Google monetized the entire web. They didn't create the content, but they sold ads on it. It's like having a radio station where you don't make the music, don't license the music, and don't even run the transmitter, but you get to present ads in-stream. Then on top of that you get to charge people for those ads while you are also monetizing them. It's brilliant.

That's not illegal (in this case), but it is perhaps a form of piracy. Google would have had no value had the web not been full of people dumping valuable information online.

Does this mean Google is a value extraction enterprise rather than a value creating one? I'm picking on Google but this applies to a whole lot of the web's business models. I think it's legitimate to question the economic justice of this. Again it's not illegal, but there are many things that are not illegal that are shady. Is the monetization of what began as an open gift culture shady?

Obviously Google's founders didn't think of it this way when they built Google, but one of the things social criticism does is to question what things really are or really become independent of their original intent.

The counter argument is that Google provided a valuable service that made the web more useful. That's undeniably true. But how much effort went into that vs. creating all the web's content? Does building a road to make it easier to reach someone's farm entitle you to 100% of the proceeds of their farm?

1 comments

Your premise is backwards. Does your desire to be a farmer oblige society to build a road so you can get access to the market?

The the internet is a big stack of books in a room, Google is a librarian with a master index who organizes the data. Calling that piracy is a stretch of the term.

Actually, taking the thought experiment further, you could argue that book publishers are the real pirate, taking ideas and making themselves toll keepers.

Yes, that's a very valid counterpoint.

The problem being explored by this and other ideas is this: the Internet has massively increased our intellectual wealth, but for the vast majority this does not translate into any increase in physical wealth. If anything, the Internet may actually make it harder for many people to earn physical renumeration from intellectual activity.

Meanwhile the cost of the most necessary physical goods and services keeps rising.

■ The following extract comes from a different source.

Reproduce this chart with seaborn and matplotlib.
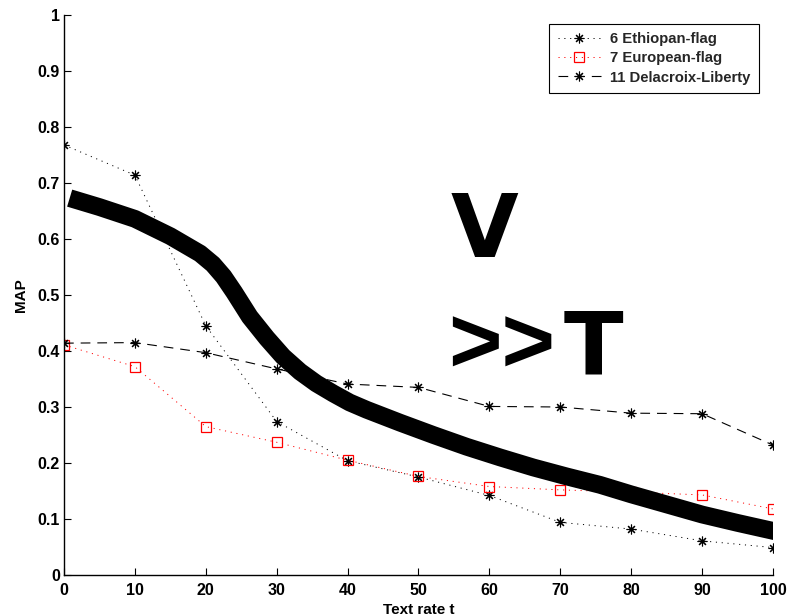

We've created a world where a person can be homeless yet have the combined knowledge of all of humanity available to them instantly. We've created an imaginary post-scarcity society online, but that's coming into stark conflict with the very real scarcity of the physical world in which it ultimately exists. Cyberspace is like the Egyptian afterlife: you go to heaven, but someone must guard and bring food to your Ka.

It's truly bizarre, a total inversion of the ancient world where almost everyone could live off the land yet the priests monopolized knowledge and literacy.